What we as women really need to be doing with our invaluable and vital life-force is focus instead on preparing ourselves as the next generation of wisdom keepers within our communities. To take a closer look at the wisdom living within us as we transition from child to adolescent, adolescent to young adult, young adult to full fledged woman and the full fledged woman embarking on the process of waking up the sleeping giant within her as she prepares to become an elder.
This is the stage of life I find myself in.
This year I turned forty. Although my friends assure me I don’t look a day over thirty-one, as if I’ve won a medal and my value as a woman is still clinging to a feeble sense of worthiness, I won’t lie to you, the fear of aging has touched me as much as anyone else. When I was a kid forty seemed like a time in ones life when you’ve already bought the house, had the kids, (one of which is already in college) and managed to paint your picket fence white, several times over simply because that much time has passed in-between.
Somehow forty in 2019 is looking very different than the forty I imagined as a child. I’m still paying rent, still single and don’t have any children. I’ve traveled the globe and seen many cultures.
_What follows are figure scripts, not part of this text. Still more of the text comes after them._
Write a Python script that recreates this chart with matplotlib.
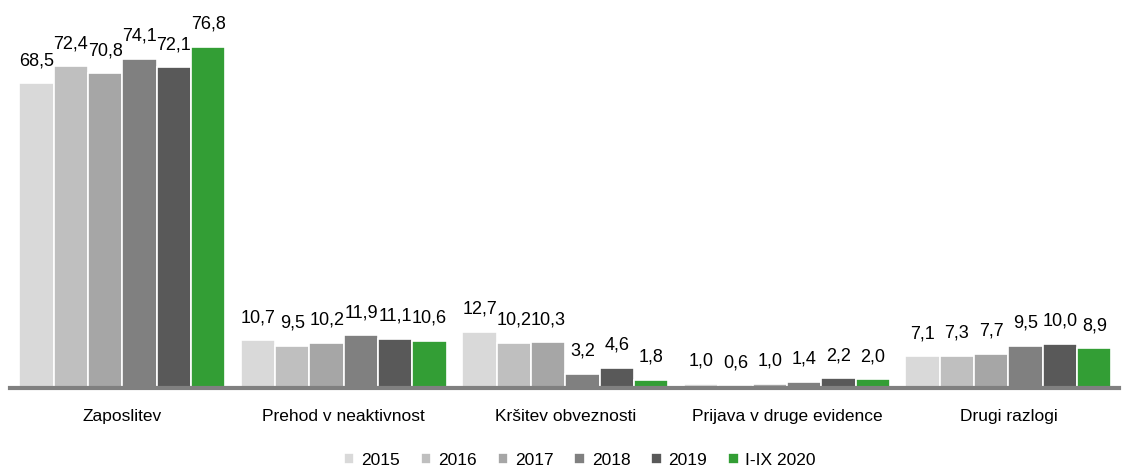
import numpy as np
import matplotlib.pyplot as plt

plt.rcParams['font.family'] = ['Liberation Sans', 'DejaVu Sans']

categories = ['Zaposlitev', 'Prehod v neaktivnost', 'Kršitev obveznosti',
              'Prijava v druge evidence', 'Drugi razlogi']
years = ['2015', '2016', '2017', '2018', '2019', 'I-IX 2020']
v2015 = [68.5, 10.7, 12.7, 1.0, 7.1]
v2016 = [72.4, 9.5, 10.2, 0.6, 7.3]
v2017 = [70.8, 10.2, 10.3, 1.0, 7.7]
v2018 = [74.1, 11.9, 3.2, 1.4, 9.5]
v2019 = [72.1, 11.1, 4.6, 2.2, 10.0]
v2020 = [76.8, 10.6, 1.8, 2.0, 8.9]
series = [v2015, v2016, v2017, v2018, v2019, v2020]
colors = ['#d9d9d9', '#bfbfbf', '#a6a6a6', '#808080', '#595959', '#339e35']

fig = plt.figure(figsize=(11.26, 4.68), dpi=100)
ax = fig.add_axes([0.009, 0.171, 0.985, 0.76])

x = np.arange(len(categories))
w = 0.155
for i, (vals, c, lab) in enumerate(zip(series, colors, years)):
    pos = x + (i - 2.5) * w
    ax.bar(pos, vals, w, color=c, edgecolor='white', linewidth=1.2, label=lab)
    for p, v in zip(pos, vals):
        ax.annotate(('%.1f' % v).replace('.', ','), (p, v), xytext=(0, 14),
                    textcoords='offset pixels', ha='center', va='bottom', fontsize=13)

ax.set_xlim(-0.506, 4.50)
ax.set_ylim(0, 80)
ax.set_yticks([])
ax.set_xticks(x)
ax.set_xticklabels(categories, fontsize=12.5)
ax.tick_params(axis='x', length=0, pad=15)
for s in ['top', 'right', 'left']:
    ax.spines[s].set_visible(False)
ax.spines['bottom'].set_color('#808080')
ax.spines['bottom'].set_linewidth(3)

fig.legend(*ax.get_legend_handles_labels(), loc='center', bbox_to_anchor=(0.515, 0.016),
           ncol=6, frameon=False, fontsize=12.5, handlelength=0.6, handleheight=0.6,
           handletextpad=0.4, columnspacing=1.2, borderpad=0)

fig.savefig('out.png')
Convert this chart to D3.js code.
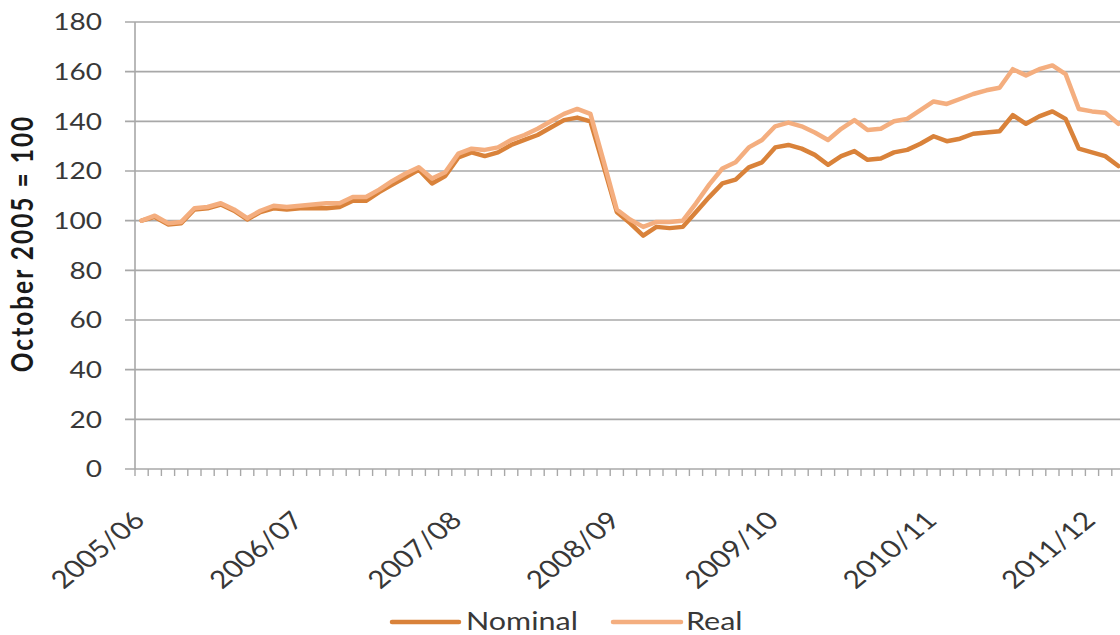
<!DOCTYPE html>
<html>
<head>
<meta charset="utf-8">
<script src="https://cdn.jsdelivr.net/npm/d3@7/dist/d3.min.js"></script>
<style>
  html, body { margin: 0; padding: 0; background: #fff; }
  svg { display: block; }
  text { font-family: Lato, "Open Sans", sans-serif; fill: #383838; }
</style>
</head>
<body>
<svg id="chart" width="1120" height="635"></svg>
<script>
// ---- data (monthly index, October 2005 = 100) ----
const seriesNames = ["Nominal", "Real"];
const nominal = [
  100, 101.5, 98.5, 99, 104.5, 105, 106.5, 104, 100.5, 103.5, 105, 104.5,
  105, 105, 105, 105.5, 108, 108, 111.5, 114.5, 117.5, 120.5, 115, 118,
  125.5, 127.5, 126, 127.5, 130.5, 132.5, 134.5, 137.5, 140.5, 141.5, 140, 122,
  103.5, 99, 94, 97.5, 97, 97.5, 103.5, 109.5, 115, 116.5, 121.5, 123.5,
  129.5, 130.5, 129, 126.5, 122.5, 126, 128, 124.5, 125, 127.5, 128.5, 131,
  134, 132, 133, 135, 135.5, 136, 142.5, 139, 142, 144, 141, 129,
  127.5, 126, 122
];
const real = [
  100, 102, 99, 99.5, 105, 105.5, 107, 104.5, 101, 104, 106, 105.5,
  106, 106.5, 107, 107, 109.5, 109.5, 112.5, 116, 119, 121.5, 117, 119.5,
  127, 129, 128.5, 129.5, 132.5, 134.5, 137, 140, 143, 145, 143, 124,
  104.5, 100.5, 97.5, 99.5, 99.5, 100, 107, 114.5, 121, 123.5, 129.5, 132.5,
  138, 139.5, 138, 135.5, 132.5, 137, 140.5, 136.5, 137, 140, 141, 144.5,
  148, 147, 149, 151, 152.5, 153.5, 161, 158.5, 161, 162.5, 159, 145,
  144, 143.5, 139
];
const xTickLabels = ["2005/06", "2006/07", "2007/08", "2008/09", "2009/10", "2010/11", "2011/12"];
const monthsPerLabel = 12;
const yTicks = [0, 20, 40, 60, 80, 100, 120, 140, 160, 180];
const yTitle = "October 2005 = 100";
const colors = { Nominal: "#D9823A", Real: "#F4AE7F" };

// ---- layout ----
const SX = 1.22;            // horizontal stretch of the original picture's text
const svg = d3.select("#chart");
const plotLeft = 135, plotTop = 22, plotBottom = 469, step = 13.2;
const categories = d3.range(nominal.length);
const x = d3.scaleBand().domain(categories).range([plotLeft, plotLeft + step * categories.length]).padding(0);
const y = d3.scaleLinear().domain([0, 180]).range([plotBottom, plotTop]);
const cx = i => x(i) + x.bandwidth() / 2;

const gridColor = "#A8A8A8";

// gridlines (with outside major tick)
svg.append("g").selectAll("line").data(yTicks.filter(t => t > 0)).join("line")
  .attr("x1", plotLeft - 10).attr("x2", 1120)
  .attr("y1", d => y(d)).attr("y2", d => y(d))
  .attr("stroke", gridColor).attr("stroke-width", 1.6);

// axes
svg.append("line").attr("x1", plotLeft).attr("x2", plotLeft).attr("y1", plotTop).attr("y2", plotBottom)
  .attr("stroke", gridColor).attr("stroke-width", 1.6);
svg.append("line").attr("x1", plotLeft - 10).attr("x2", 1120).attr("y1", plotBottom).attr("y2", plotBottom)
  .attr("stroke", gridColor).attr("stroke-width", 1.6);
// minor category tick marks
svg.append("g").selectAll("line").data(d3.range(categories.length + 1)).join("line")
  .attr("x1", d => plotLeft + d * x.step()).attr("x2", d => plotLeft + d * x.step())
  .attr("y1", plotBottom).attr("y2", plotBottom + 7)
  .attr("stroke", gridColor).attr("stroke-width", 1.4);

// y tick labels
svg.append("g").selectAll("text").data(yTicks).join("text")
  .attr("transform", d => `translate(102,${y(d)}) scale(${SX},1)`)
  .attr("text-anchor", "end").attr("dy", "0.36em")
  .style("font-size", "23px")
  .text(d => d);

// x labels
svg.append("g").selectAll("text").data(xTickLabels).join("text")
  .attr("transform", (d, k) => `translate(${cx(k * monthsPerLabel) + 5},522) scale(${SX},1) rotate(-45)`)
  .attr("text-anchor", "end")
  .style("font-size", "24.5px")
  .text(d => d);

// y title
svg.append("text")
  .attr("transform", `translate(33,${(plotTop + plotBottom) / 2 - 2}) scale(${SX},1) rotate(-90)`)
  .attr("text-anchor", "middle")
  .style("font-size", "24.5px").style("font-weight", "bold").style("letter-spacing", "2px")
  .style("fill", "#1a1a1a")
  .text(yTitle);

// lines
const line = d3.line().x((d, i) => cx(i)).y(d => y(d)).curve(d3.curveLinear);
const seriesData = { Nominal: nominal, Real: real };
seriesNames.forEach(name => {
  svg.append("path").datum(seriesData[name])
    .attr("d", line).attr("fill", "none")
    .attr("stroke", colors[name]).attr("stroke-width", 4.5)
    .attr("stroke-linejoin", "round").attr("stroke-linecap", "round");
});

// legend
const legendItems = [
  { name: "Nominal", x1: 392, x2: 459, tx: 466 },
  { name: "Real", x1: 613, x2: 681, tx: 686 }
];
legendItems.forEach(it => {
  svg.append("line").attr("x1", it.x1).attr("x2", it.x2).attr("y1", 622).attr("y2", 622)
    .attr("stroke", colors[it.name]).attr("stroke-width", 4.5).attr("stroke-linecap", "round");
  svg.append("text").attr("transform", `translate(${it.tx},630) scale(${SX},1)`)
    .style("font-size", "25px").text(it.name);
});
</script>
</body>
</html>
I’ve seen businesses thrive and business fail, I lived in California for nearly a decade and recently moved back to my native home in British Columbia and witnessing myself starting over again. Ground zero. Identity so carefully crafted, then to watch it in a blink of an eye swiftly wash away. It would seem clear all this is happening because the wise-woman in me is preparing me for the next phase of my life, like purification, but it hasn’t been. I’ve been too busy focusing on my breath as the contractions of change have been shooting through me like a lightning storm.
It seems equally clear that new arrangements need to be made to make room for what it looks like for the wise-woman archetype to thrive in the 21 century in a world that is rapidly changing. She has a very different face from the one she carried a hundred years ago, or even twenty years ago for that matter.
I’ve watched the wise-woman move through me at varying stages of my life, child to full fledged woman and I’ll be damned if I stop her in her tracks just as she’s entering her rightful place simply because I’m trying to figure out how to integrate her into my life. I want to look to her, observe her as she’s informed me through these varying stages of growth. Stages that have felt like life times, full of nuance, full of death and full of new beginnings. I want to revisit her as I crack through the decades, as if I’m carving from the center of the mountain with a pickaxe, chiseling my way toward the light. I know there will be moments where I’ll be methodical, clean and organized and moments when I’ll be coming toward this process kicking and screaming, feeling the weight of claustrophobia clinging all around me. But from the moments between these precise movements into chaotic action, I know at least this much to be true. I’ll find a way to pickup my tools again and keep going. Not because I’m running late, or that I’m meeting a deadline, but because I’m listening and breathing into the silence long enough to hear the whispering of her voice. It’s from this place I keep going, because the wise-woman told me to.